It looks to me like this has some interesting ideas, but none of the theorems that would be required for them to have any validity. The form of this work is "wouldn't it be cool if there was a structure, the extended real numbers, with some of the properties of the real numbers, but including infinite numbers? And wouldn't it be cool if there was a map from sets of numbers to the extended real numbers, that represents the 'size' of the set, that has the following properties, as well as some natural properties we would like a size function to have?". To which my answer is "Yes, it would be cool. But it's not clear that a system and a map with the properties you're hoping for exists". All the results are of the form "If such a map exists, and the extended reals and the map have the following properties, then the "size" of the following set of numbers is the following extended real number". But the set of properties of the extended real numbers and the map are never specified.

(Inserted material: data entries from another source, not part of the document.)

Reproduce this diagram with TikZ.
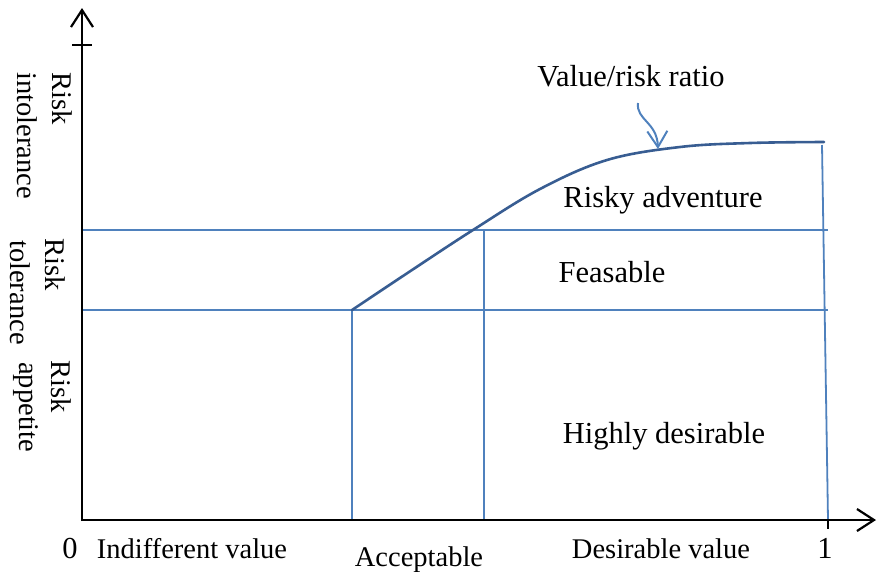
\documentclass[tikz,border=0pt]{standalone}
\usepackage{fontspec}
\setmainfont{Liberation Serif}
\usetikzlibrary{arrows.meta}
\definecolor{gridblue}{RGB}{79,129,189}
\definecolor{curveblue}{RGB}{56,93,146}
\begin{document}
\begin{tikzpicture}[x=1pt,y=-1pt,
  axis/.style={line width=2.4pt,black},
  axtip/.style={-{Straight Barb[length=17pt,width=22pt,line width=2.2pt]}},
  grid/.style={line width=1.8pt,gridblue},
  lbl/.style={inner sep=0pt,anchor=base,font=\fontsize{30.5}{36}\selectfont},
  blbl/.style={inner sep=0pt,anchor=base,font=\fontsize{28.5}{34}\selectfont},
  vlbl/.style={inner sep=0pt,anchor=base west,rotate=-90,font=\fontsize{28.5}{34}\selectfont}]
\useasboundingbox (0,0) rectangle (877,571);
% grid
\coordinate (hl1) at (82,230); \coordinate (hr1) at (828,230);
\coordinate (hl2) at (82,310); \coordinate (hr2) at (828,310);
\coordinate (va) at (352,310); \coordinate (vab) at (352,520);
\coordinate (vb) at (484,230); \coordinate (vbb) at (484,520);
\coordinate (vc) at (822,145); \coordinate (vcb) at (828,520);
\draw[grid] (hl1) -- (hr1);
\draw[grid] (hl2) -- (hr2);
\draw[grid] (va) -- (vab);
\draw[grid] (vb) -- (vbb);
\draw[grid] (vc) -- (vcb);
% curve
\draw[line width=2.6pt,curveblue,line cap=round] plot[smooth,tension=0.6] coordinates
 {(352,310) (412,270) (473,230) (540,189) (607,160) (680,147) (750,143) (824,142)};
% curly arrow
\coordinate (ca) at (638,103);
\coordinate (cb) at (658,149);
\draw[line width=2pt,gridblue,-{Straight Barb[length=16pt,width=20pt,line width=2pt]}]
 (ca) .. controls (636,120) and (657,122) .. (cb);
% axes
\coordinate (o) at (82,521);
\coordinate (ytop) at (82,8);
\coordinate (xend) at (876,520);
\draw[axis,axtip] (o) -- (ytop);
\draw[axis,axtip] (81,520) -- (xend);
\coordinate (t1) at (72,45); \coordinate (t2) at (92,45);
\draw[axis] (t1) -- (t2);
\coordinate (t3) at (828,520); \coordinate (t4) at (828,529);
\draw[axis] (t3) -- (t4);
% labels
\node[lbl] (vr) at (631,86) {Value/risk ratio};
\node[lbl] (ra) at (663,207) {Risky adventure};
\node[lbl] (fe) at (612,282) {Feasable};
\node[lbl] (hd) at (664,443) {Highly desirable};
\node[lbl] (zero) at (70,558) {0};
\node[lbl] (one) at (825,558) {1};
\node[blbl] (iv) at (192,558) {Indifferent value};
\node[blbl] (ac) at (419,566) {Acceptable};
\node[blbl] (dv) at (661,558) {Desirable value};
% rotated labels
\node[vlbl] (r1) at (52,72) {Risk};
\node[vlbl] (r1b) at (17,72) {intolerance};
\node[vlbl] (r2) at (45,238) {Risk};
\node[vlbl] (r2b) at (10,240) {tolerance};
\node[vlbl] (r3) at (51,360) {Risk};
\node[vlbl] (r3b) at (19,362) {appetite};
\end{tikzpicture}
\end{document}
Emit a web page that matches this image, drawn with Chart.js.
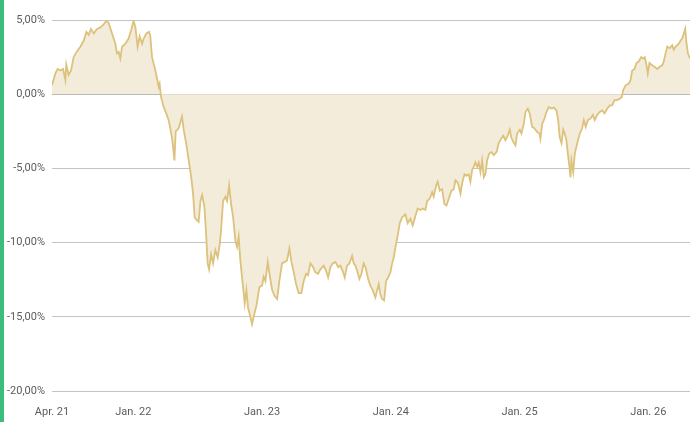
<!DOCTYPE html>
<html>
<head>
<meta charset="utf-8">
<script src="https://cdn.jsdelivr.net/npm/chart.js@4"></script>
<style>
  html, body { margin: 0; padding: 0; background: #fff; }
  #wrap { position: relative; width: 690px; height: 422px; }
  #bar { position: absolute; left: 0; top: 0; width: 4px; height: 422px; background: #3dbd7d; }
  canvas { position: absolute; left: 0; top: 0; }
</style>
</head>
<body>
<div id="wrap">
  <canvas id="perf" width="690" height="422"></canvas>
  <div id="bar"></div>
</div>
<script>
// time as decimal years, performance in %
var years = [
  2021.368, 2021.394, 2021.412, 2021.433, 2021.454, 2021.472, 2021.479, 2021.497, 2021.516, 2021.536,
  2021.563, 2021.588, 2021.614, 2021.635, 2021.653, 2021.671, 2021.692, 2021.718, 2021.744, 2021.769,
  2021.790, 2021.808, 2021.834, 2021.860, 2021.873, 2021.886, 2021.899, 2021.912, 2021.938, 2021.963,
  2021.982, 2022.002, 2022.016, 2022.033, 2022.049, 2022.068, 2022.080, 2022.101, 2022.122, 2022.132,
  2022.145, 2022.171, 2022.197, 2022.204, 2022.215, 2022.235, 2022.256, 2022.274, 2022.287, 2022.303,
  2022.319, 2022.329, 2022.352, 2022.378, 2022.391, 2022.412, 2022.430, 2022.448, 2022.464, 2022.476,
  2022.495, 2022.507, 2022.521, 2022.534, 2022.552, 2022.565, 2022.577, 2022.588, 2022.604, 2022.619,
  2022.637, 2022.655, 2022.671, 2022.681, 2022.697, 2022.715, 2022.728, 2022.744, 2022.759, 2022.775,
  2022.793, 2022.806, 2022.818, 2022.831, 2022.852, 2022.865, 2022.878, 2022.891, 2022.909, 2022.922,
  2022.940, 2022.956, 2022.979, 2023.000, 2023.012, 2023.026, 2023.044, 2023.057, 2023.078, 2023.098,
  2023.117, 2023.134, 2023.155, 2023.176, 2023.194, 2023.212, 2023.228, 2023.246, 2023.264, 2023.284,
  2023.305, 2023.323, 2023.342, 2023.357, 2023.375, 2023.393, 2023.414, 2023.435, 2023.453, 2023.479,
  2023.497, 2023.513, 2023.531, 2023.549, 2023.570, 2023.591, 2023.608, 2023.626, 2023.642, 2023.660,
  2023.678, 2023.699, 2023.712, 2023.725, 2023.738, 2023.756, 2023.772, 2023.789, 2023.803, 2023.824,
  2023.841, 2023.859, 2023.880, 2023.894, 2023.906, 2023.919, 2023.932, 2023.948, 2023.963, 2023.979,
  2023.997, 2024.010, 2024.023, 2024.036, 2024.054, 2024.069, 2024.088, 2024.113, 2024.131, 2024.152,
  2024.170, 2024.191, 2024.209, 2024.230, 2024.248, 2024.269, 2024.282, 2024.302, 2024.321, 2024.333,
  2024.352, 2024.364, 2024.380, 2024.399, 2024.416, 2024.432, 2024.450, 2024.471, 2024.489, 2024.502,
  2024.515, 2024.527, 2024.541, 2024.554, 2024.572, 2024.587, 2024.605, 2024.618, 2024.632, 2024.644,
  2024.657, 2024.671, 2024.683, 2024.696, 2024.709, 2024.722, 2024.735, 2024.748, 2024.764, 2024.782,
  2024.800, 2024.821, 2024.838, 2024.857, 2024.873, 2024.890, 2024.908, 2024.924, 2024.935, 2024.950,
  2024.968, 2024.981, 2025.002, 2025.015, 2025.033, 2025.046, 2025.064, 2025.079, 2025.098, 2025.116,
  2025.137, 2025.155, 2025.162, 2025.176, 2025.193, 2025.209, 2025.227, 2025.246, 2025.266, 2025.287,
  2025.300, 2025.312, 2025.326, 2025.339, 2025.351, 2025.364, 2025.375, 2025.385, 2025.396, 2025.403,
  2025.417, 2025.429, 2025.448, 2025.468, 2025.486, 2025.499, 2025.514, 2025.530, 2025.551, 2025.569,
  2025.584, 2025.603, 2025.623, 2025.642, 2025.660, 2025.681, 2025.701, 2025.720, 2025.737, 2025.758,
  2025.779, 2025.794, 2025.805, 2025.823, 2025.849, 2025.862, 2025.875, 2025.893, 2025.908, 2025.926,
  2025.945, 2025.960, 2025.973, 2025.986, 2025.996, 2026.009, 2026.030, 2026.048, 2026.069, 2026.089,
  2026.108, 2026.120, 2026.134, 2026.147, 2026.167, 2026.186, 2026.198, 2026.211, 2026.224, 2026.237,
  2026.250, 2026.263, 2026.276, 2026.287, 2026.297, 2026.308, 2026.324
];
var perf = [
  0.6, 1.4, 1.7, 1.6, 1.7, 0.95, 2.0, 1.3, 1.6, 2.5,
  2.9, 3.2, 3.6, 4.2, 4.0, 4.4, 4.1, 4.4, 4.5, 4.7,
  4.95, 4.8, 4.1, 3.4, 2.75, 2.85, 2.4, 3.2, 3.4, 3.75,
  4.3, 4.95, 4.5, 3.2, 3.9, 3.4, 3.75, 4.1, 4.2, 3.9,
  2.5, 1.6, 0.5, 0.7, -0.2, -0.86, -1.3, -1.75, -2.3, -3.1,
  -4.46, -2.5, -2.3, -1.5, -2.4, -3.4, -4.46, -5.5, -6.7, -8.3,
  -8.5, -8.6, -7.2, -6.8, -7.6, -9.4, -11.4, -11.8, -10.8, -11.4,
  -10.5, -11.0, -10.1, -9.2, -7.2, -6.9, -7.2, -6.15, -7.4, -8.3,
  -9.9, -10.3, -9.6, -11.2, -13.0, -14.1, -13.2, -14.4, -15.0, -15.5,
  -14.8, -14.25, -13.0, -12.9, -12.3, -12.6, -11.3, -12.1, -13.2, -13.6,
  -13.8, -12.6, -11.4, -11.3, -11.2, -10.4, -11.3, -12.0, -12.8, -13.4,
  -13.4, -12.6, -12.1, -12.2, -11.4, -11.6, -12.0, -12.1, -11.8, -11.55,
  -11.9, -12.35, -11.65, -11.4, -11.3, -11.65, -11.55, -11.9, -12.35, -11.55,
  -11.4, -10.9, -11.4, -11.55, -11.9, -12.45, -12.1, -11.4, -11.65, -12.45,
  -12.9, -13.2, -13.7, -13.2, -12.8, -13.5, -13.8, -13.9, -12.6, -12.35,
  -12.0, -11.4, -11.0, -10.3, -9.5, -8.7, -8.3, -8.1, -8.7, -8.4,
  -8.85, -8.2, -7.7, -7.8, -7.7, -7.8, -7.2, -7.05, -6.6, -6.9,
  -6.15, -5.9, -6.5, -6.4, -7.4, -7.5, -7.05, -6.5, -6.4, -5.8,
  -5.9, -6.15, -6.7, -6.0, -5.4, -5.5, -5.4, -5.9, -5.1, -4.9,
  -4.6, -4.9, -4.6, -5.25, -4.46, -5.6, -5.4, -4.46, -4.0, -3.9,
  -4.1, -3.9, -3.3, -3.0, -2.8, -3.1, -2.8, -2.4, -2.9, -3.2,
  -3.45, -2.65, -2.4, -2.65, -2.0, -1.2, -0.97, -1.3, -2.2, -2.3,
  -2.55, -2.65, -3.0, -2.0, -1.65, -1.2, -0.86, -0.97, -0.9, -1.1,
  -1.75, -2.9, -3.3, -2.4, -2.65, -3.1, -4.0, -4.7, -5.6, -4.46,
  -5.25, -4.0, -3.3, -2.65, -2.3, -1.75, -2.2, -1.75, -1.65, -1.4,
  -1.75, -1.4, -1.2, -1.1, -1.3, -0.97, -0.75, -0.75, -0.4, -0.4,
  -0.3, -0.2, 0.27, 0.6, 0.72, 0.95, 1.6, 1.7, 2.1, 2.2,
  2.5, 2.4, 2.5, 1.95, 1.4, 2.1, 1.95, 1.85, 1.7, 1.85,
  1.95, 2.2, 2.75, 3.2, 3.1, 3.3, 3.0, 3.2, 3.3, 3.4,
  3.6, 3.75, 4.1, 4.4, 3.4, 2.75, 2.4
];

var xTickValues = [2021.368, 2022, 2023, 2024, 2025, 2026];
var xTickLabels = ["Apr. 21", "Jan. 22", "Jan. 23", "Jan. 24", "Jan. 25", "Jan. 26"];
var yTicks = [5, 0, -5, -10, -15, -20];

var points = [];
for (var i = 0; i < years.length; i++) {
  points.push({x: years[i], y: perf[i]});
}

var labelFont = { family: "Roboto, sans-serif", size: 11 };

var ctx = document.getElementById("perf");

new Chart(ctx, {
  type: 'line',
  data: {
    datasets: [{
      data: points,
      borderColor: '#dcc27c',
      backgroundColor: '#f3ecda',
      fill: 'origin',
      borderWidth: 1.8,
      pointRadius: 0,
      tension: 0
    }]
  },
  options: {
    responsive: false,
    animation: false,
    layout: { padding: { top: 20, right: 0, left: 0, bottom: 0 } },
    plugins: { legend: { display: false }, tooltip: { enabled: false } },
    scales: {
      x: {
        type: 'linear',
        min: years[0],
        max: years[years.length - 1],
        grid: { display: false, drawTicks: false },
        border: { display: false },
        afterBuildTicks: function(axis) {
          axis.ticks = xTickValues.map(function(v) { return {value: v}; });
        },
        afterFit: function(axis) { axis.height = 31; },
        ticks: {
          autoSkip: false,
          maxRotation: 0,
          padding: 15,
          color: '#5c5c5c',
          font: labelFont,
          callback: function(value, index) { return xTickLabels[index]; }
        }
      },
      y: {
        min: -20,
        max: 5,
        afterBuildTicks: function(axis) {
          axis.ticks = yTicks.map(function(v) { return {value: v}; });
        },
        afterFit: function(axis) { axis.width = 52; },
        grid: {
          drawTicks: false,
          color: function(c) { return c.tick && c.tick.value === 0 ? '#a9a9a9' : '#c4c4c4'; },
          lineWidth: 1
        },
        border: { display: false },
        ticks: {
          padding: 7,
          color: '#5c5c5c',
          font: labelFont,
          callback: function(value) { return value.toFixed(2).replace('.', ',') + '%'; }
        }
      }
    }
  }
});
</script>
</body>
</html>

Instead, whatever properties seem natural when deriving a certain result are used, with no complete specification of these properties provided. I think it's entirely possible that there is some interesting mathematics here. But it's also entirely possible that a contradiction could arise, in which case all the individual results are useless, and all that remains is a single theorem that no "size" function with all the desired properties exists. Andy On Tue, May 29, 2018 at 9:32 AM, James Propp <jamespropp@gmail.com> wrote:
Can any of you who know more about the theory of distributions (and other generalizations of classical analysis) comment on the work of Ilya Chernykh?
See
http://extended.wikia.com/wiki/Extended_Wiki#Some_extended_numbers
for instance.
Chernykh is operating in a mode that is not in fashion these days (though we forgive such freewheeling manipulations of divergent expressions in the work of Euler and Ramanujan).
I cannot assess how novel this work is, nor can I assess whether there's a consistent theory lurking beneath Chernykh's manipulations.